* What to work on: Scan the listing below. Report each line that includes "with".

* Data lines:
.....

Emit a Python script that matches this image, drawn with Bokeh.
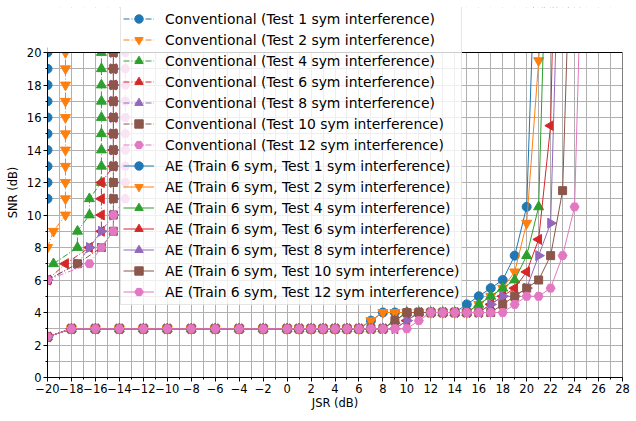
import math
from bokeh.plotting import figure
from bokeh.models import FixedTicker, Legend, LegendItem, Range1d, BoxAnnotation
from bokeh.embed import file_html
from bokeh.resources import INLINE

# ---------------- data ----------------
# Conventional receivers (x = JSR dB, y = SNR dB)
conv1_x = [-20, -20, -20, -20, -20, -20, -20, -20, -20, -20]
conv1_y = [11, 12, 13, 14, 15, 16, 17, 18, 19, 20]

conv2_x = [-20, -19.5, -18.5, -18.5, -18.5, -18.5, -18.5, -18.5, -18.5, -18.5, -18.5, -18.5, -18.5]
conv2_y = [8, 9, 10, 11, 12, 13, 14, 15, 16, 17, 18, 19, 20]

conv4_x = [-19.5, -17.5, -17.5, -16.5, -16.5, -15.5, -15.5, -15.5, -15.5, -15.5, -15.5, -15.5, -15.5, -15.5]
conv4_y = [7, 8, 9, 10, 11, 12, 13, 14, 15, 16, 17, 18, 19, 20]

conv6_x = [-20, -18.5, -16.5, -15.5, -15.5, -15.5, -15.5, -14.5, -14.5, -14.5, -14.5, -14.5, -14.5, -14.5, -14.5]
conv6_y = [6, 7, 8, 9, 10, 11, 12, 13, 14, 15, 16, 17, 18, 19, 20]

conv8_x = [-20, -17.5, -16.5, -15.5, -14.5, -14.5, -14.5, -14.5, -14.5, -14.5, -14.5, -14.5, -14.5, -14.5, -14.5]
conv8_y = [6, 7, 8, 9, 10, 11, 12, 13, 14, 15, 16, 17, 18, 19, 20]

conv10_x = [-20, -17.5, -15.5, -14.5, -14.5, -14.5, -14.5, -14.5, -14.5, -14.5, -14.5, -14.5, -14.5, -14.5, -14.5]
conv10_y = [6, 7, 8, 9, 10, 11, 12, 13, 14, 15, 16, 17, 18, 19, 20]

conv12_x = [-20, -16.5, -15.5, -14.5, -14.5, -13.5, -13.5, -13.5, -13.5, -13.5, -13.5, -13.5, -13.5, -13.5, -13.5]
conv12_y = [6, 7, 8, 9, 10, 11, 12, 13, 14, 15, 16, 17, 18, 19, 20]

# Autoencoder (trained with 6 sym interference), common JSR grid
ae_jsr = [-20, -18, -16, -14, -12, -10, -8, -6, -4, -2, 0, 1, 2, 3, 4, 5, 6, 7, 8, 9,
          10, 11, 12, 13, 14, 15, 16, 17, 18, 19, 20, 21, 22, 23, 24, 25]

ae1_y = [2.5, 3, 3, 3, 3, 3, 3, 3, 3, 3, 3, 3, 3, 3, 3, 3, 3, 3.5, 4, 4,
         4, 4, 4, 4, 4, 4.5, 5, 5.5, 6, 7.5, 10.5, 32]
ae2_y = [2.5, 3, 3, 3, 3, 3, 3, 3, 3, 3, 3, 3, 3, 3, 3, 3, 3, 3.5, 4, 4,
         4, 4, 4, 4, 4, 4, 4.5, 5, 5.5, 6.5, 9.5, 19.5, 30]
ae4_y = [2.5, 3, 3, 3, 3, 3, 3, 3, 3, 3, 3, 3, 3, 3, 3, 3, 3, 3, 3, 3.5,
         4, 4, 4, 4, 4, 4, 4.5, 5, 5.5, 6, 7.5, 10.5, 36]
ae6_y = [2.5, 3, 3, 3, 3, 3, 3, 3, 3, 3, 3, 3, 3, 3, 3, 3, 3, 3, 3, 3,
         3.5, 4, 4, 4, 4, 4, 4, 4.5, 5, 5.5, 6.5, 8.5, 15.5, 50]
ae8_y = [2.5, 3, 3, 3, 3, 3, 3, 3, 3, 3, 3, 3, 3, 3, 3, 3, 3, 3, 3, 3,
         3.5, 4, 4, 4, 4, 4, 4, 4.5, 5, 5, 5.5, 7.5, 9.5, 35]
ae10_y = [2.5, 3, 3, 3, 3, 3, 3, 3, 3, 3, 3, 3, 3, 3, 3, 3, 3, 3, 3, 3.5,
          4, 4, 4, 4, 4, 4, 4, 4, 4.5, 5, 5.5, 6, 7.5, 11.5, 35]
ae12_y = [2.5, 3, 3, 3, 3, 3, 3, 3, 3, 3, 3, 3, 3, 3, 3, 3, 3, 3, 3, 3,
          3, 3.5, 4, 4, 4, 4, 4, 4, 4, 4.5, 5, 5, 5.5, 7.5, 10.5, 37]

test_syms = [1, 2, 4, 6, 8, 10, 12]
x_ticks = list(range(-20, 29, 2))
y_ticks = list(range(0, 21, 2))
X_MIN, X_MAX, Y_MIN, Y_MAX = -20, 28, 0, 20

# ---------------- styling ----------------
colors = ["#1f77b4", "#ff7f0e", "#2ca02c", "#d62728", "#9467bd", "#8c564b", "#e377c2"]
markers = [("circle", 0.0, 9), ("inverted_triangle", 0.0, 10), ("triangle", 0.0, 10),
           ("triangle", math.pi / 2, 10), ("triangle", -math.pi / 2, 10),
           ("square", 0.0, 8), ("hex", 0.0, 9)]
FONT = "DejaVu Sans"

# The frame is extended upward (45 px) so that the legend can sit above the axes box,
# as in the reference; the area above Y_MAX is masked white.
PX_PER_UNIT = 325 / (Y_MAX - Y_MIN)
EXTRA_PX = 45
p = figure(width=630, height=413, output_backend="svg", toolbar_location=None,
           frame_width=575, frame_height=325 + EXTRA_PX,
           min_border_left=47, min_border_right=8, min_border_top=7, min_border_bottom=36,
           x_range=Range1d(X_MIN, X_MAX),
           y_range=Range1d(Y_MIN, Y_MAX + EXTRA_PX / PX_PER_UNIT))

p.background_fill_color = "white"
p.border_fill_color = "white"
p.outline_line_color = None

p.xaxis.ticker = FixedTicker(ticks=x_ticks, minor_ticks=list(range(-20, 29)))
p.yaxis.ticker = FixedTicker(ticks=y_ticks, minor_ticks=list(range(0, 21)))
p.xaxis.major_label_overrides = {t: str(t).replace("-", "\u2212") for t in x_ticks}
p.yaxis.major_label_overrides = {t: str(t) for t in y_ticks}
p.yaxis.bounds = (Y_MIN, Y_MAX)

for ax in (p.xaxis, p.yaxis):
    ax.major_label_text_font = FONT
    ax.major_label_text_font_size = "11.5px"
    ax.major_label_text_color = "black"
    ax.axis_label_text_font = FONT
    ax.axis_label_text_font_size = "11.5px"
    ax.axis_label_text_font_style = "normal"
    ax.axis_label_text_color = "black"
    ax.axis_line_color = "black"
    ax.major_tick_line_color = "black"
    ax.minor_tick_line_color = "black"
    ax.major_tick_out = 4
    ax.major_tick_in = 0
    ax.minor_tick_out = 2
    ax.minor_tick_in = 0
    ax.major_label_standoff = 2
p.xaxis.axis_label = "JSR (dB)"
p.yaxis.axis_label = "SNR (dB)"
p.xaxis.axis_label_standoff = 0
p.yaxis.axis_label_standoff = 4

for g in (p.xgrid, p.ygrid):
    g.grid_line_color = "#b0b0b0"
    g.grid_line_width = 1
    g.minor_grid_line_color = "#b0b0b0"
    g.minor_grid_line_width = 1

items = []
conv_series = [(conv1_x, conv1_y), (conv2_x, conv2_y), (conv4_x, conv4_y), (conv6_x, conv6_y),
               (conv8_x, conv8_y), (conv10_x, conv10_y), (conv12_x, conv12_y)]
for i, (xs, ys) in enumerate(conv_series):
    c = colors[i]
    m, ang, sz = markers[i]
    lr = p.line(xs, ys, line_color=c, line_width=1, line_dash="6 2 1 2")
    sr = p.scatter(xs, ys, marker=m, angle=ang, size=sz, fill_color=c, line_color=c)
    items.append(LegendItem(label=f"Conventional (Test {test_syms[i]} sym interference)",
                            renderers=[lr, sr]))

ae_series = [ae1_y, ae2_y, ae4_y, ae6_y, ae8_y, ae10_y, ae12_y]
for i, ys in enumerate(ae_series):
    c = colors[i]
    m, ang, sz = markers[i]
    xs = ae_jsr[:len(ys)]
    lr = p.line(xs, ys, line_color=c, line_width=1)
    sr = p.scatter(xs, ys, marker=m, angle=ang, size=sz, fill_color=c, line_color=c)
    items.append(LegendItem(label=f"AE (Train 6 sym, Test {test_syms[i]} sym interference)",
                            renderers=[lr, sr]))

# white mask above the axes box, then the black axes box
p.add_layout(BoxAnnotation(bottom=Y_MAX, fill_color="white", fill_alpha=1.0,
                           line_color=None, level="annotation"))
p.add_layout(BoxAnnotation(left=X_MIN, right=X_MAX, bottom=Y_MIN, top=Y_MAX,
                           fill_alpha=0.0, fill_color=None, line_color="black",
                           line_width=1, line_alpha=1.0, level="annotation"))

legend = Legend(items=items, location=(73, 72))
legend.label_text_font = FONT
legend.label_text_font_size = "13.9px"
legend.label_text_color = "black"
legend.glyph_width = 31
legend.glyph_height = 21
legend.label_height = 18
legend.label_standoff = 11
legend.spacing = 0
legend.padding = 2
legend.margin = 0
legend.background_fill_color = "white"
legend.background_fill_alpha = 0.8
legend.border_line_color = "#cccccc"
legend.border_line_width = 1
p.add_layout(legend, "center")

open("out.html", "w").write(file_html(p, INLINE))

.....

* Final result:
Emit a Python script that matches this image, drawn with Bokeh.
# Autoencoder (trained with 6 sym interference), common JSR grid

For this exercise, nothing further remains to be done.